Thanks to Fig.3 one may have a better understand of how the machine works and embedding it produces. Pictures of predicted images have been taken at epoch 17.

Our machine has been trained on 10 000 RV images from both left and right eyes equally. The cost function of our model is the Mean Squared Error between our input RV images and the predicted RV images of the model (cf. Fig.3 for comparison of input images and predicted images). To find the optimal number of training epochs of our model we have plotted the training MSE loss against the test MSE loss.

Fig.5: Average Mean Squared Error per epoch

Thanks to Fig.4 we see that after epoch number 17 the model starts overfitting. So epoch number 17 is the optimal training epoch for the model to be used for subsequent embedding analysis.


3. Analysis using the embeddings

Now that the machine is trained we have produced the embedding space by feeding through 30 000 test RV images from which we have obtained 30 000 embedding vectors of size 128. This makes our embedding space 128 dimensions so we must use dimensionality reduction algorithms to visualize structure in the data. t-SNE is an appropriate model to use for dimensionality reduction because as it is non-linear it is able to preserve local and global structures within the data.

Fig.6: t-SNE over the embedding space (bottom is controlled for age and sex confounders)

One can see on Fig. 5 that two clusters have been formed well separating left and right eyes. Within these 2 clusters, when colored by the normalized number of vessel bifurcation in the RV image, a gradient can be seen with the higher level of vessel bifurcations being put the extremities of the clusters and the lower number of bifurcations are put closer together towards the middle. Moreover a keen eye may notice a correlation between the number of vessel bifurcations and the age associated with the sample because the older the sample the less the number of bifurcations. Finally controlling for age and sex seems to have not had a strong effect on the t-SNE representation. As we have substracted age and sex effect by a multiple regression onto 128 variables simultaneously one may want to try to substract age and sex effect using a linear regression model and controlling the effect one variable after the other instead.

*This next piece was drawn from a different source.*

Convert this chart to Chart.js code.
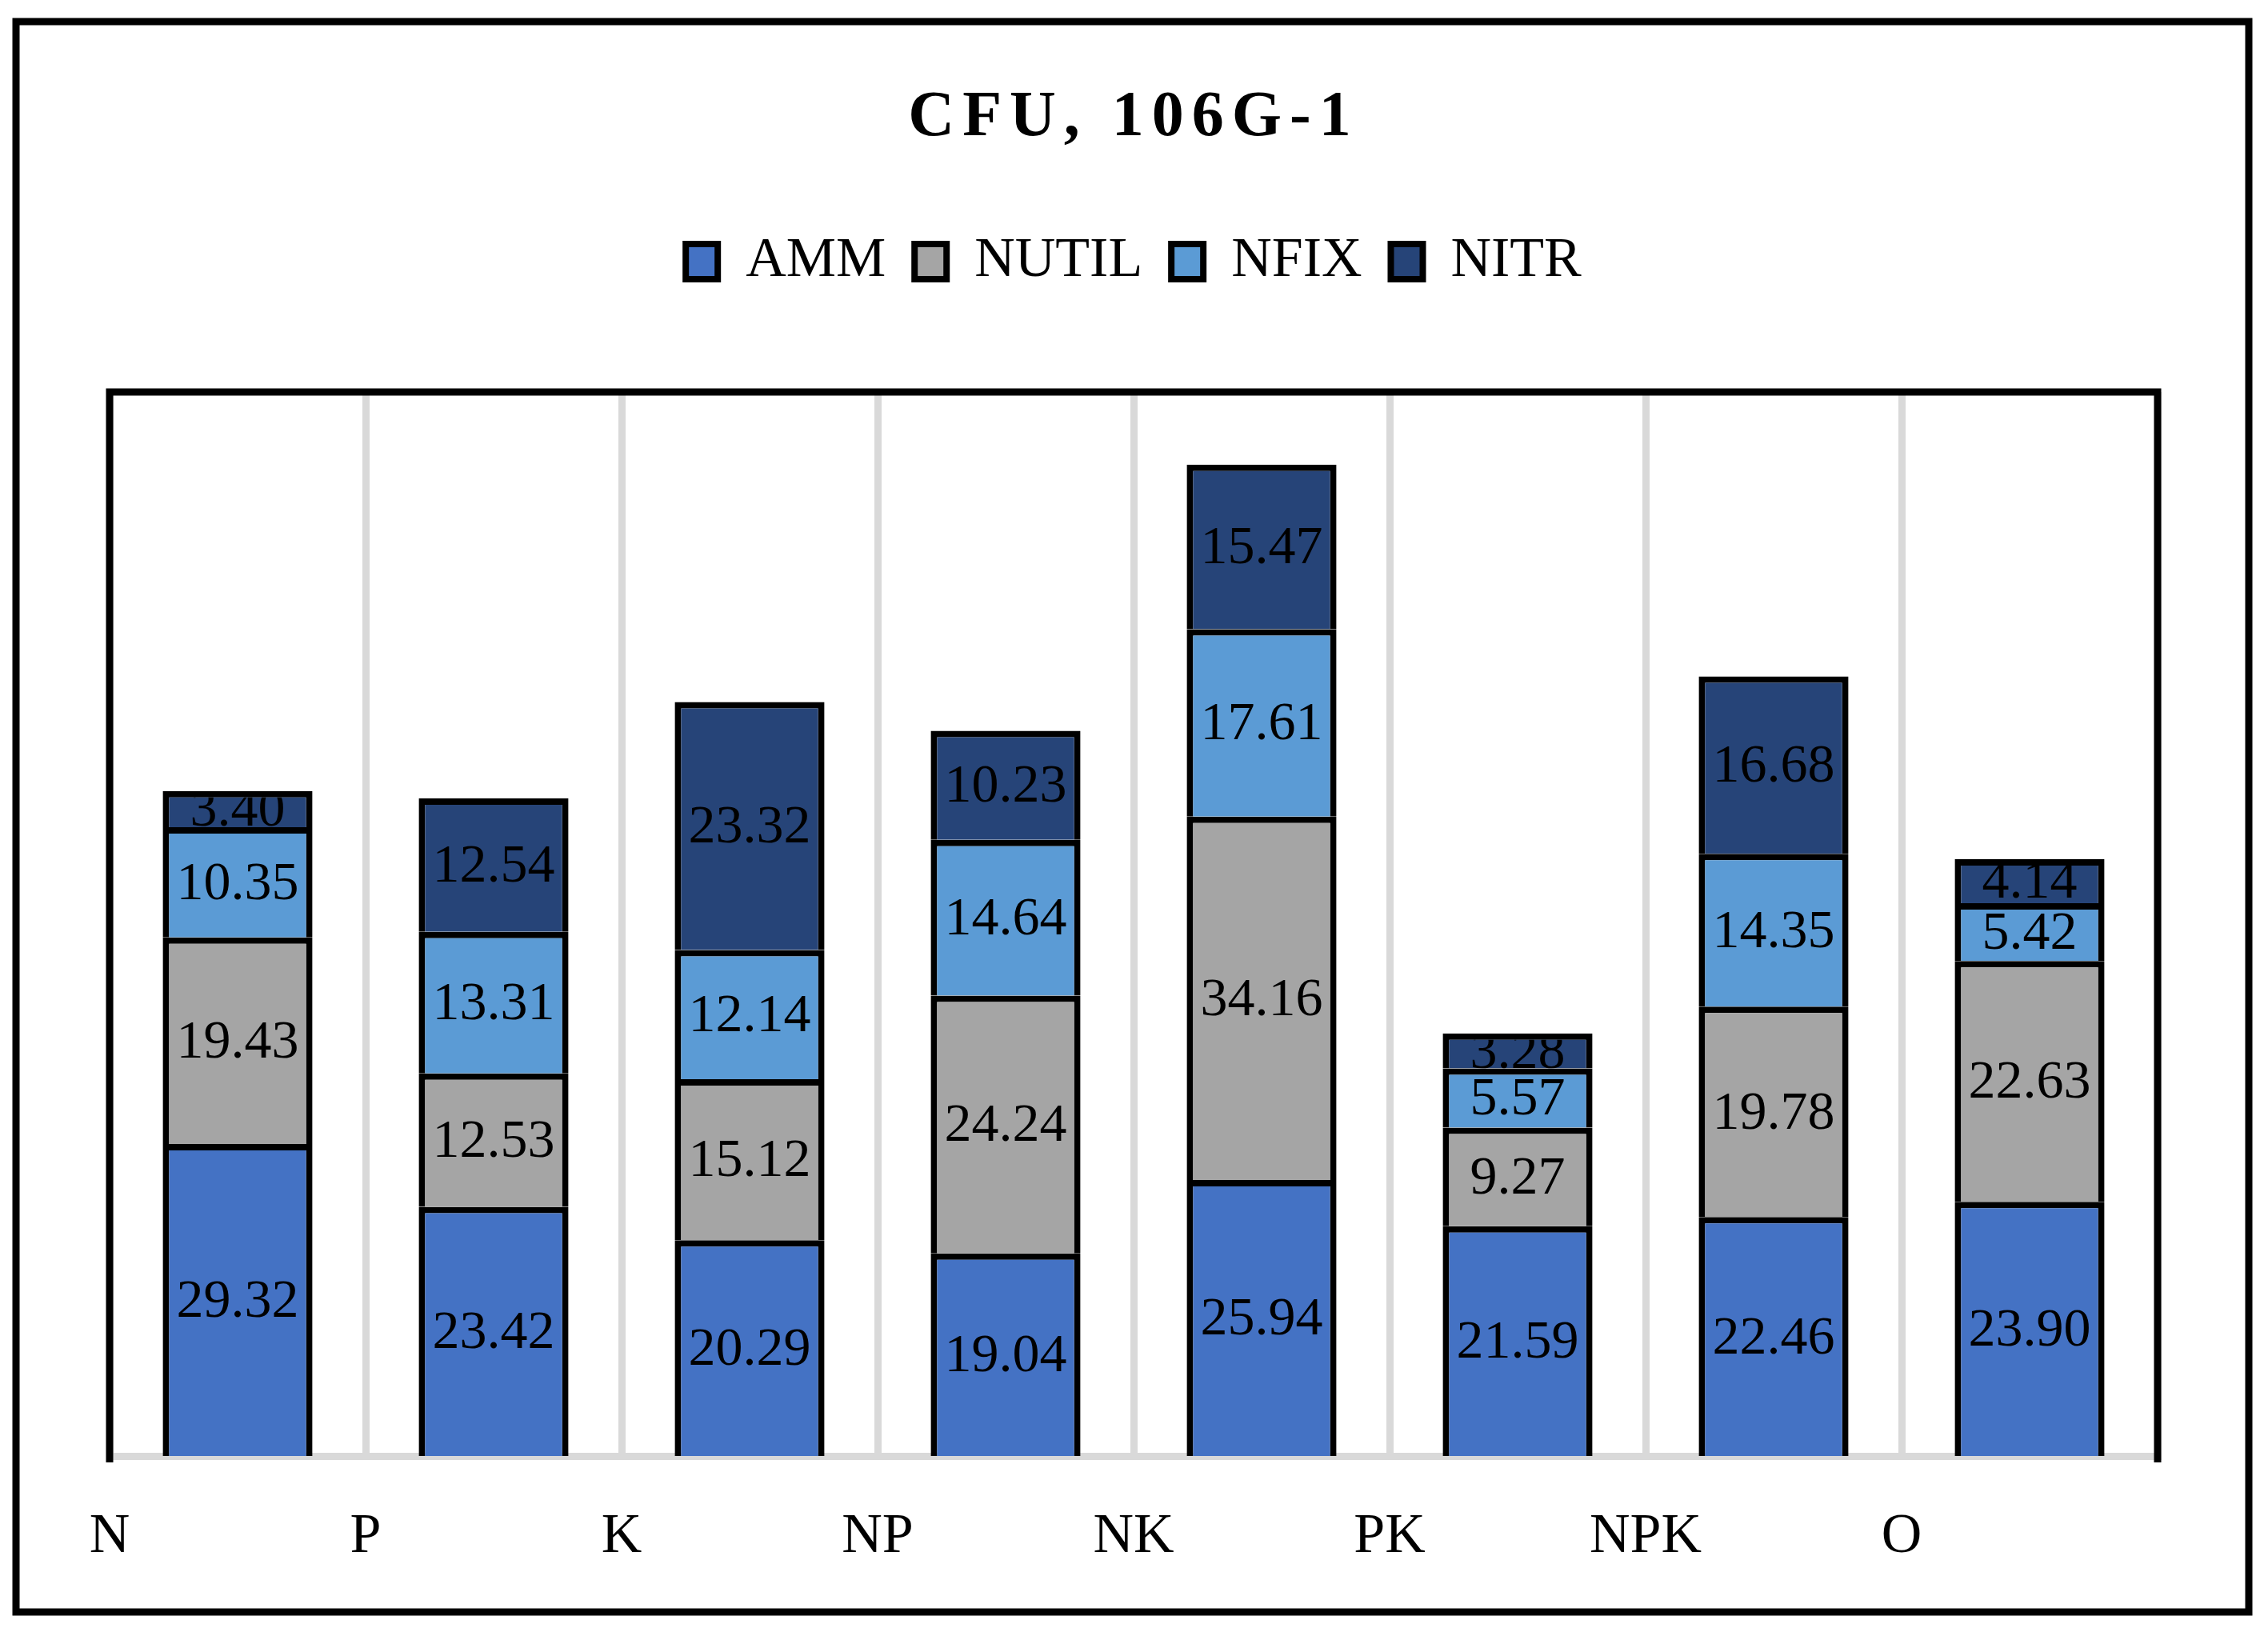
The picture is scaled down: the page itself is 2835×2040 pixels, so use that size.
<!DOCTYPE html>
<html>
<head>
<meta charset="utf-8">
<title>CFU, 106G-1</title>
<script src="https://cdn.jsdelivr.net/npm/chart.js@4/dist/chart.umd.min.js"></script>
<style>
  html, body { margin: 0; padding: 0; background: #fff; }
  canvas { display: block; }
</style>
</head>
<body>
<canvas id="chart" width="2835" height="2040"></canvas>
<script>
const titleText = 'CFU, 106G-1';
const categories = ['N', 'P', 'K', 'NP', 'NK', 'PK', 'NPK', 'O'];
const seriesNames = ['AMM', 'NUTIL', 'NFIX', 'NITR'];

// values per treatment, bottom to top of each stack
const amm   = [29.32, 23.42, 20.29, 19.04, 25.94, 21.59, 22.46, 23.90];
const nutil = [19.43, 12.53, 15.12, 24.24, 34.16,  9.27, 19.78, 22.63];
const nfix  = [10.35, 13.31, 12.14, 14.64, 17.61,  5.57, 14.35,  5.42];
const nitr  = [ 3.40, 12.54, 23.32, 10.23, 15.47,  3.28, 16.68,  4.14];

const colors = ['#4472C4', '#A5A5A5', '#5B9BD5', '#264478'];
const SERIF = '"Liberation Serif", "DejaVu Serif", serif';
const BORDER = 8;

const datasets = [amm, nutil, nfix, nitr].map((values, i) => ({
  label: seriesNames[i],
  data: values,
  backgroundColor: colors[i],
  borderColor: '#000',
  borderWidth: BORDER,
  barPercentage: 1,
  categoryPercentage: 0.585
}));

// white page, outer frame, title letter spacing, extra room under legend
const pagePlugin = {
  id: 'page',
  beforeLayout(chart) {
    const lg = chart.legend;
    if (lg && !lg._padded) {
      const fit = lg.fit;
      lg.fit = function () { fit.call(this); this.height += 118; };
      lg._padded = true;
    }
  },
  beforeDraw(chart) {
    const ctx = chart.ctx;
    ctx.save();
    ctx.fillStyle = '#fff';
    ctx.fillRect(0, 0, chart.width, chart.height);
    ctx.strokeStyle = '#000';
    ctx.lineWidth = 9;
    ctx.strokeRect(20, 27, 2791, 1988);
    ctx.restore();
    const tb = chart.titleBlock;
    if (tb && !tb._spaced) {
      const draw = tb.draw;
      tb.draw = function () {
        this.ctx.save();
        this.ctx.letterSpacing = '10px';
        draw.call(this);
        this.ctx.restore();
      };
      tb._spaced = true;
    }
  },
  beforeDatasetsDraw(chart) {
    const { left, right, top, bottom } = chart.chartArea;
    const ctx = chart.ctx;
    ctx.save();
    ctx.strokeStyle = '#000';
    ctx.lineWidth = 9;
    ctx.lineJoin = 'miter';
    ctx.beginPath();
    ctx.moveTo(left, bottom + 8);
    ctx.lineTo(left, top);
    ctx.lineTo(right, top);
    ctx.lineTo(right, bottom + 8);
    ctx.stroke();
    ctx.restore();
  }
};

// value labels centred in each segment, clipped to the segment fill
const valueLabels = {
  id: 'valueLabels',
  afterDatasetsDraw(chart) {
    const ctx = chart.ctx;
    chart.data.datasets.forEach((ds, i) => {
      const meta = chart.getDatasetMeta(i);
      meta.data.forEach((bar, j) => {
        const { x, y, base, width } = bar.getProps(['x', 'y', 'base', 'width'], true);
        ctx.save();
        ctx.beginPath();
        ctx.rect(x - width / 2 + BORDER, y + BORDER, width - 2 * BORDER, base - y - BORDER);
        ctx.clip();
        ctx.fillStyle = '#000';
        ctx.font = '68px ' + SERIF;
        ctx.textAlign = 'center';
        ctx.textBaseline = 'middle';
        ctx.fillText(ds.data[j].toFixed(2), x, (y + base) / 2 + 3);
        ctx.restore();
      });
    });
  }
};

new Chart(document.getElementById('chart'), {
  type: 'bar',
  data: { labels: categories, datasets },
  options: {
    responsive: false,
    animation: false,
    devicePixelRatio: 1,
    layout: { padding: { top: 30, left: 137, right: 138, bottom: 16 } },
    plugins: {
      title: {
        display: true,
        text: titleText,
        color: '#000',
        font: { family: SERIF, size: 80, weight: 'bold' },
        padding: { top: 70, bottom: 60 }
      },
      legend: {
        position: 'top',
        labels: {
          color: '#000',
          font: { family: SERIF, size: 70 },
          boxWidth: 40,
          boxHeight: 44,
          padding: 36
        }
      },
      tooltip: { enabled: false }
    },
    scales: {
      x: {
        stacked: true,
        grid: { color: '#d9d9d9', lineWidth: 9, drawTicks: false, offset: true },
        border: { color: '#d9d9d9', width: 9 },
        ticks: {
          color: '#000',
          font: { family: SERIF, size: 70 },
          labelOffset: -160,
          padding: 60,
          autoSkip: false,
          maxRotation: 0
        }
      },
      y: { stacked: true, display: false, min: 0, max: 100 }
    }
  },
  plugins: [pagePlugin, valueLabels]
});
</script>
</body>
</html>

Fig.5 seems to hint that the embedding seems to preserve information of the images' phenotypes like the number of bifurcations.

Fig.7: Embedding variables' correlation map

Fig.6 is a clustermap of the correlation matrix between each embedding variables. One can see clusters of well correlated variables suggesting the presence of structure in the data. These clusters could explain some features of the images like classical phenotypes such as tortuosity, vessel diameter, bifurcations and left or right eye. A deeper look into the images' phenotypes may give us some insight as to how and what information the machine learns and preserves to reconstruct a predicted image.

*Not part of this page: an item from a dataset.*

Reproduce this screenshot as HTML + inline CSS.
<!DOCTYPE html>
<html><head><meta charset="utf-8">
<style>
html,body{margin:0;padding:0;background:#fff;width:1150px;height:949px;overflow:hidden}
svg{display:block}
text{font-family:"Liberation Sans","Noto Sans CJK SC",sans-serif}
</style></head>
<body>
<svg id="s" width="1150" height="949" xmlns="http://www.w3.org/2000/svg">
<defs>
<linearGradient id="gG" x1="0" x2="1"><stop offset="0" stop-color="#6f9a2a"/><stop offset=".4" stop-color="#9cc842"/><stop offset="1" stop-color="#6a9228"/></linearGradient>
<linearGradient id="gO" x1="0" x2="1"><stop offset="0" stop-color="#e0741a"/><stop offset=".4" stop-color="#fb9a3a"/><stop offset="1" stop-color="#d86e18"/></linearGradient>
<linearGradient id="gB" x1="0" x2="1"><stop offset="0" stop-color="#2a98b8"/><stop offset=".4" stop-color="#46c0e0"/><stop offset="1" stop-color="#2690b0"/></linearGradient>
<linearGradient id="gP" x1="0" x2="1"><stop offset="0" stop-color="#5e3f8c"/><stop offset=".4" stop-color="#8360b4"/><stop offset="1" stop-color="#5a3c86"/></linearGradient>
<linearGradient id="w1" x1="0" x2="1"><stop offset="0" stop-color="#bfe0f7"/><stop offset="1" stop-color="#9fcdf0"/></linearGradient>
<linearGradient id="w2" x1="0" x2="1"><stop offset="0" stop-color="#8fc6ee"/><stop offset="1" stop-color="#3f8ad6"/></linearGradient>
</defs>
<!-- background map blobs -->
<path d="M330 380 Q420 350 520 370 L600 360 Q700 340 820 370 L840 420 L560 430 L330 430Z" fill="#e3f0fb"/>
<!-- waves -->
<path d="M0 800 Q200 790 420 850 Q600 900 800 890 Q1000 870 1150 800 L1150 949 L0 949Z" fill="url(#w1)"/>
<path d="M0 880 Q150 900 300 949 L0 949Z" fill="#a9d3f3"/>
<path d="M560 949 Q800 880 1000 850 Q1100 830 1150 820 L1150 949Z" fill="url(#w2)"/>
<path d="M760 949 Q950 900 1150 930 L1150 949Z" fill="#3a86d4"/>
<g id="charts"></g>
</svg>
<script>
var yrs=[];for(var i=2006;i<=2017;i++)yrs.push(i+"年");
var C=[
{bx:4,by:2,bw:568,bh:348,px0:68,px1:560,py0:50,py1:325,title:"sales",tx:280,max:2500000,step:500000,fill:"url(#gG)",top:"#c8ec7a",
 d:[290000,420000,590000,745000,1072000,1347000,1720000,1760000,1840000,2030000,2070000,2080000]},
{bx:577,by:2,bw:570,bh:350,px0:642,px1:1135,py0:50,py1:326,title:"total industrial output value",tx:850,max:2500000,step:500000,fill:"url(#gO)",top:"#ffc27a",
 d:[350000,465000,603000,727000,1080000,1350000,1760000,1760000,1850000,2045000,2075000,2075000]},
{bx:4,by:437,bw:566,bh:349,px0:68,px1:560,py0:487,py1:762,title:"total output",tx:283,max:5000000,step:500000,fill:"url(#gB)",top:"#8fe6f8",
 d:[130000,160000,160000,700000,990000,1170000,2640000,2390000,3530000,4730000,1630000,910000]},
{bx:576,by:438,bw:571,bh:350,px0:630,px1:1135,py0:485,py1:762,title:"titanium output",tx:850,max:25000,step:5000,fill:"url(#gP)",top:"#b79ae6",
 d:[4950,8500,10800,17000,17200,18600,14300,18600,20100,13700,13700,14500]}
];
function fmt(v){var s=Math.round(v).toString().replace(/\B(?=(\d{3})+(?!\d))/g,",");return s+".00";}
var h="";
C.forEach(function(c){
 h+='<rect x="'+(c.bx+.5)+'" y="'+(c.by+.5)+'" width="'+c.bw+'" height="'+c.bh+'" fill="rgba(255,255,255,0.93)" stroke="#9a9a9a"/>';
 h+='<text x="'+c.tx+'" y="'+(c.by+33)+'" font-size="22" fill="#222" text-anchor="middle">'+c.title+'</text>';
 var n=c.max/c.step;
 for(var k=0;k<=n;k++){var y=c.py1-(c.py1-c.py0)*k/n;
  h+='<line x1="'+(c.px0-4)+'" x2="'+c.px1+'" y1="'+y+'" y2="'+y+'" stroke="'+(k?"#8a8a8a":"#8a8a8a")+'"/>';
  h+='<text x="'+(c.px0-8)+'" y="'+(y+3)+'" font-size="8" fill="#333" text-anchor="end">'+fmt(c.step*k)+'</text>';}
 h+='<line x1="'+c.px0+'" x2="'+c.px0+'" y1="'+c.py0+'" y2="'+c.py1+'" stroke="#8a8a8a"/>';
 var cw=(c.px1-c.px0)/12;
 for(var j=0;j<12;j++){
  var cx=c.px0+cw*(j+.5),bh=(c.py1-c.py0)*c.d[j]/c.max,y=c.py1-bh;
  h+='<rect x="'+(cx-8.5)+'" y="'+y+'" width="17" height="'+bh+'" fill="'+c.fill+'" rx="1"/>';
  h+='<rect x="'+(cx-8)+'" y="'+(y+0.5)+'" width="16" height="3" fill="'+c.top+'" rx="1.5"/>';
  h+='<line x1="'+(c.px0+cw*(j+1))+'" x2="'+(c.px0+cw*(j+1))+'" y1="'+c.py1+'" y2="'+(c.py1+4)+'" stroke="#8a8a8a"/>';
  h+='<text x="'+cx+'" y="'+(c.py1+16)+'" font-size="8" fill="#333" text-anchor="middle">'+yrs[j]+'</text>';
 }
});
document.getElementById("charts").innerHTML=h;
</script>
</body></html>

Preliminary analysis of the machine's results seems to indicate promising usability of the embedding space for potential inference on correlation with some image's phenotypes such as number of bifurcations and others. If it were proved to be meaningful by a more thorough analysis it would give important insight as to what the model learns and how it behaves. Other analysis like the training of a classifier on the embedding space for potential predictability of vascular diseases could show promising results. The possibility of using the embedding for potential genetic correlations would be interesting for gaining insights into one's genotype simply by a retinal vasculature image.